2.2 Mengambil Manfaat dari Pengalaman Sebelumnya
Salah satu kunci keberhasilan ʿUmar dalam reformasinya adalah ia mengadopsi pengalaman para khalifah sebelumnya yang diperlukan dalam setiap reformasi karena sudah teruji. Sebuah pelajaran penting bagi mereka yang berkuasa di tingkat mana pun dan khususnya pemerintahan adalah ketika mereka menggantikan seseorang atau pemerintahan sebelumnya, mereka harus berupaya untuk melanjutkan kebijakan-kebijakan dan program-program pembangunan yang sudah ada, bukannya mengabaikan atau menghentikan kebijakan-kebijakan tersebut. Hal ini akan menghemat sumber daya publik dalam hal waktu, biaya, dan keahlian yang telah diinvestasikan oleh pemerintah sebelumnya dalam proyek-proyek tersebut. Selain itu, hal ini memberikan peluang bagi pemerintahan baru untuk mengeksplorasi strategi baru di bidang lain daripada berfokus pada bidang yang sudah dikelola dengan baik. Hal ini menjadikan negara lebih inovatif daripada selalu menghancurkan dan membangun kembali setiap pergantian pemerintahan.
2.3 Memiliki Penasihat Pribadi yang Baik
‘Umar Bin ‘Abdul ‘Aziz berusaha memastikan bahwa dia dikelilingi dengan orang-orang saleh yang akan menasihatinya dengan kebenaran dan membimbingnya menuju kebenaran. Hal ini sangat penting karena tidak mungkin seorang pemimpin berhasil jika dikelilingi oleh orang-orang yang korup; seorang pemimpin yang dirinya sendiri tidak saleh tetapi dikelilingi oleh orang-orang yang saleh dapat berhasil dengan nasihat baik mereka. Tetapi seorang pemimpin yang saleh dikelilingi oleh penasihat jahat dan korup tidak akan pernah berhasil.
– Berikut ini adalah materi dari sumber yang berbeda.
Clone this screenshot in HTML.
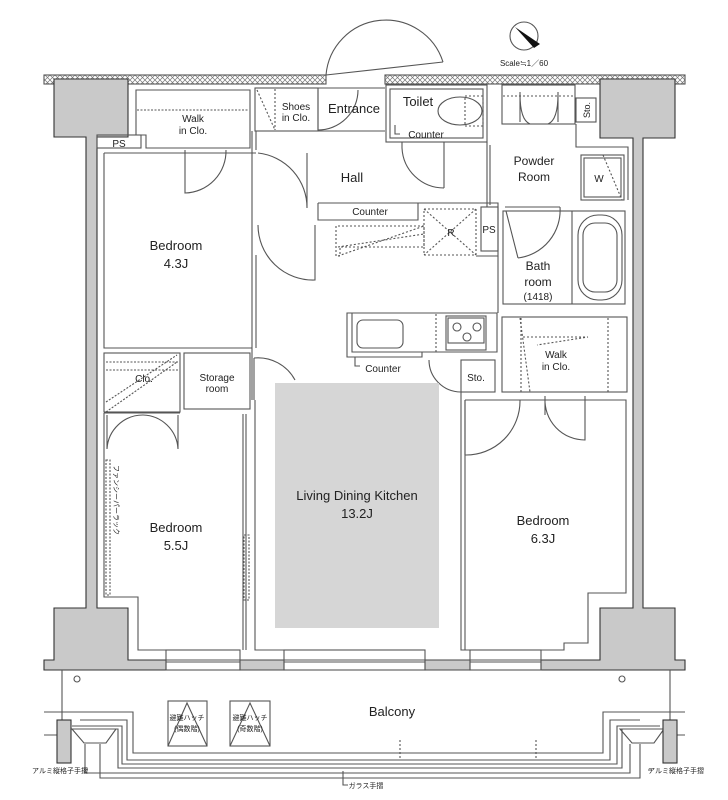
<!DOCTYPE html>
<html><head><meta charset="utf-8"><style>
html,body{margin:0;padding:0;background:#fff;width:728px;height:800px;overflow:hidden}
svg{display:block}
text{font-family:"Liberation Sans","Noto Sans CJK JP",sans-serif;fill:#222}
</style></head><body>
<svg width="728" height="800" viewBox="0 0 728 800" xmlns="http://www.w3.org/2000/svg">
<defs>
<pattern id="hx" width="5" height="5" patternUnits="userSpaceOnUse">
<rect width="5" height="5" fill="#fff"/><path d="M0 0L5 5M5 0L0 5" stroke="#777" stroke-width="0.7"/>
</pattern>
</defs>
<g fill="none" stroke="#555" stroke-width="1.1">
<!-- top hatched band -->
<rect x="44" y="75" width="282" height="9" fill="url(#hx)"/>
<rect x="385" y="75" width="300" height="9" fill="url(#hx)"/>
<!-- entrance door arc -->
<path d="M326 75 A60 60 0 0 1 443 62"/>
<line x1="326" y1="75" x2="443" y2="62"/>
<!-- pillars gray -->
<path d="M54 79H128V137H97V608H128V660H166V670H44V660H54V608H86V137H54Z" fill="#c9c9c9" stroke="#333"/>
<path d="M600 79H675V138H643V608H675V660H685V670H541V660H600V608H633V138H600Z" fill="#c9c9c9" stroke="#333"/>
<rect x="240" y="660" width="44" height="10" fill="#c9c9c9"/>
<rect x="425" y="660" width="45" height="10" fill="#c9c9c9"/>
<!-- windows -->
<rect x="166" y="650" width="74" height="20"/><line x1="166" y1="660" x2="240" y2="660"/><line x1="166" y1="662" x2="240" y2="662"/>
<rect x="284" y="650" width="141" height="20"/><line x1="284" y1="660" x2="425" y2="660"/><line x1="284" y1="662" x2="425" y2="662"/>
<rect x="470" y="650" width="71" height="20"/><line x1="470" y1="660" x2="541" y2="660"/><line x1="470" y1="662" x2="541" y2="662"/>
<!-- walk in clo left -->
<path d="M136 90H250V148H146V135H136Z"/>
<line x1="137" y1="110" x2="249" y2="110" stroke-dasharray="2 1.5"/>
<rect x="97" y="135" width="44" height="13"/>
<!-- shoes / entrance -->
<rect x="255" y="88" width="63" height="43"/>
<line x1="275" y1="89" x2="275" y2="130" stroke-dasharray="2 2"/>
<line x1="257" y1="90" x2="275" y2="130" stroke-dasharray="2 2"/>
<path d="M318 88H385 M318 131H385"/>
<path d="M318 90V130 M318 130A40 40 0 0 0 358 90"/>
<!-- toilet -->
<rect x="386" y="85" width="101" height="57"/><rect x="390" y="89" width="93" height="49"/>
<ellipse cx="460" cy="111" rx="22" ry="14"/>
<rect x="465" y="96" width="18" height="30" stroke-dasharray="2 2"/>
<path d="M395 125V134H400"/>
<!-- toilet door -->
<path d="M402 142V148 M444 142V188 M402 148A42 42 0 0 0 444 188"/>
<!-- powder -->
<rect x="502" y="85" width="73" height="39"/>
<path d="M503 96H575" stroke-dasharray="2 2"/>
<path d="M520 92V122 M558 92V122 M520 94Q520 120 530 124 M558 94Q558 120 548 124"/>
<rect x="576" y="98" width="20" height="24"/>
<path d="M576 124V147H628V200 M487 142V207 M490 145V205"/>
<rect x="581" y="155" width="43" height="45"/><rect x="584" y="158" width="37" height="39"/>
<line x1="603" y1="155" x2="622" y2="200" stroke-dasharray="2 2"/>
<!-- bath -->
<rect x="503" y="211" width="122" height="93"/>
<line x1="572" y1="211" x2="572" y2="304"/>
<rect x="578" y="215" width="44" height="85" rx="20"/>
<rect x="583" y="223" width="34" height="69" rx="12"/>
<path d="M505 207H560 M506 211L518 258 M560 207A48 48 0 0 1 518 258"/>
<rect x="481" y="207" width="17" height="44"/>
<!-- hall counter / R -->
<path d="M318 203H498V256H476 M318 203V220H418V203"/>
<rect x="424" y="209" width="52" height="46" stroke-dasharray="2 2"/>
<path d="M424 209L476 255 M476 209L424 255" stroke-dasharray="2 2"/>
<path d="M338 226H424V247H340V256H336V226" stroke-dasharray="2 2"/>
<path d="M338 256L424 226 M338 247L424 234" stroke-dasharray="2 2"/>
<path d="M498 256V313"/>
<!-- kitchen counter -->
<path d="M347 313H497V352H422V357H347Z"/>
<path d="M352 313V352H422"/>
<rect x="357" y="320" width="46" height="28" rx="6"/>
<line x1="436" y1="314" x2="436" y2="352" stroke-dasharray="2 2"/>
<rect x="446" y="316" width="40" height="34"/><rect x="448" y="318" width="36" height="25"/>
<circle cx="457" cy="327" r="4"/><circle cx="477" cy="327" r="4"/><circle cx="467" cy="337" r="4"/>
<path d="M355 357V366H360"/>
<!-- sto -->
<rect x="461" y="360" width="34" height="32"/>
<path d="M429 360A32 32 0 0 0 461 392"/>
<!-- walk in clo right -->
<rect x="502" y="317" width="125" height="75"/>
<path d="M521 318V392 M608 318V392" stroke-dasharray="2 2"/>
<path d="M523 337H588L537 345 M520 318L530 392" stroke-dasharray="2 2"/>
<!-- hall walls -->
<path d="M252 131V400 M256 131V150 M256 153H250 M256 131H318"/>
<path d="M258 153A55 55 0 0 1 307 208V153"/>
<path d="M258 225A55 55 0 0 0 315 280V225"/>
<path d="M256 255V348"/>
<!-- bedroom 4.3 -->
<path d="M104 153V348H252 M104 153H252"/>
<path d="M185 150V193A42 42 0 0 0 226 150"/>
<!-- clo / storage -->
<rect x="104" y="353" width="76" height="59"/>
<path d="M106 362H179 M106 370H179 M106 402L177 355 M106 412L177 362" stroke-dasharray="2 1.5"/>
<rect x="184" y="353" width="66" height="56"/>
<path d="M254 358V400 M254 358A42 42 0 0 1 295 380" />
<!-- bedroom 5.5 -->
<path d="M104 413V597H138V650H166 M104 413H180 M243 414V650 M246 414V650"/>
<path d="M107 415V449 M107 449A36 36 0 0 1 143 415 M178 415V449 M178 449A36 36 0 0 0 143 415"/>
<rect x="106" y="460" width="4" height="135" stroke-dasharray="2 1.5"/>
<rect x="244" y="535" width="5" height="65" stroke-dasharray="2 1.5"/>
<!-- LDK walls -->
<path d="M255 400V650H284 M461 392V650H470 M465 400V650"/>
<!-- bedroom 6.3 -->
<path d="M465 400H626V593H588V643H564V650H541"/>
<path d="M465 400V455 M465 455A54 54 0 0 0 520 400"/>
<path d="M545 396V415 M545 398A40 40 0 0 0 585 440V396"/>
<!-- balcony -->
<path d="M44 712H133V753H603V712H685 M44 735H60 M675 735H685"/>
<path d="M80 720H127V760H610V720H640"/>
<path d="M72 726H122V764H617V726H660"/>
<path d="M75 729H118V768H622V729H658"/>
<path d="M85 744V773H630V744"/>
<path d="M100 744V778H640V744"/>
<path d="M72 729H116L106 743H84Z"/><path d="M620 729H664L654 743H632Z"/>
<line x1="62" y1="670" x2="62" y2="720"/><line x1="670" y1="670" x2="670" y2="720"/>
<rect x="57" y="720" width="14" height="43" fill="#c9c9c9" stroke="#333"/>
<rect x="663" y="720" width="14" height="43" fill="#c9c9c9" stroke="#333"/>
<circle cx="77" cy="679" r="3"/><circle cx="622" cy="679" r="3"/>
<rect x="168" y="701" width="39" height="45"/><path d="M168 746L187 703L207 746"/>
<rect x="230" y="701" width="40" height="45"/><path d="M230 746L250 703L270 746"/>
<path d="M400 740V760 M536 740V760" stroke-dasharray="2 2"/>
<path d="M343 771V785H348 M88 770H84 M648 770H652"/>
<!-- compass -->
<circle cx="524" cy="36" r="14"/>
</g>
<path d="M515 27L540 44L534 48Z" fill="#111"/>
<rect x="275" y="383" width="164" height="245" fill="#d6d6d6"/>
<g font-size="13" text-anchor="middle">
<text x="176" y="250">Bedroom</text><text x="176" y="268">4.3J</text>
<text x="176" y="532">Bedroom</text><text x="176" y="550">5.5J</text>
<text x="543" y="525">Bedroom</text><text x="543" y="543">6.3J</text>
<text x="357" y="500">Living Dining Kitchen</text><text x="357" y="518">13.2J</text>
<text x="352" y="182">Hall</text>
<text x="352" y="175" font-size="0"> </text>
<text x="354" y="113">Entrance</text>
<text x="534" y="165" font-size="12">Powder</text><text x="534" y="181" font-size="12">Room</text>
<text x="538" y="270" font-size="12">Bath</text><text x="538" y="286" font-size="12">room</text>
<text x="538" y="300" font-size="10">(1418)</text>
<text x="418" y="106">Toilet</text>
<text x="392" y="716" font-size="13">Balcony</text>
</g>
<g font-size="10" text-anchor="middle">
<text x="193" y="122">Walk</text><text x="193" y="134">in Clo.</text>
<text x="296" y="110">Shoes</text><text x="296" y="121">in Clo.</text>
<text x="426" y="138">Counter</text>
<text x="370" y="215">Counter</text>
<text x="383" y="372">Counter</text>
<text x="476" y="381">Sto.</text>
<text x="556" y="358">Walk</text><text x="556" y="370">in Clo.</text>
<text x="451" y="236">R</text><text x="489" y="233">PS</text>
<text x="119" y="147">PS</text>
<text x="144" y="382">Clo.</text>
<text x="217" y="381">Storage</text><text x="217" y="392">room</text>
<text x="599" y="182">W</text>
<text x="524" y="66" font-size="8">Scale≒1／60</text>
</g>
<text x="590" y="110" font-size="9" transform="rotate(-90 590 110)" text-anchor="middle">Sto.</text>
<text x="114" y="500" font-size="7" transform="rotate(90 114 500)" text-anchor="middle">ファンシーパーラック</text>
<g font-size="7" text-anchor="middle">
<text x="187" y="720">避難ハッチ</text><text x="187" y="731">(偶数階)</text>
<text x="250" y="720">避難ハッチ</text><text x="250" y="731">(奇数階)</text>
<text x="60" y="773">アルミ縦格子手摺</text>
<text x="676" y="773">アルミ縦格子手摺</text>
<text x="366" y="788">ガラス手摺</text>
</g>
</svg>
</body></html>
2.4 Melawan Suap dan Mencegah segala Cara seperti Hadiah kepada Pekerja
Salah satu bidang yang menjadi fokus ʿUmar Bin ʿAbdul ʿAzīz dalam perjuangannya melawan korupsi adalah menghentikan penerimaan dan pemberian suap. Nabi bersabda: “laknat Allah ada pada orang yang memberi suap dan orang yang menerimanya.” (Ibnu Mājah, n.d). Dikisahkan pada suatu kesempatan beliau menolak pemberian hadiah sekalipun dari keluarga besarnya sendiri dalam rangka kehati-hatian beliau pada harta yang tidak halal .”(Al-Rawāḥinah, 2012) Ini adalah prinsip penting dalam Siyāsah Sharʿiyyah karena mencegah pejabat pemerintah melakukan korupsi dan mengambil keuntungan dari jabatannya.
2.5 Perlindungan Jaminan Sosial dan Politik
Salah satu tindakan yang biasa dilakukan oleh ʿUmar Bin ʿAbdul ʿAzīz adalah melakukan patroli malam keliling kota dengan salah satu pengawalnya yang merupakan sunnah kakeknya ʿUmar Bin Al-Khattab. Temperamennya yang tenang dan toleransi tinggi membuatnya mampu menjaga keadilan dan kerendahan hati terhadap rakyat. Masyarakat tidak dapat berkontribusi terhadap pembangunan ekonomi tanpa rasa aman.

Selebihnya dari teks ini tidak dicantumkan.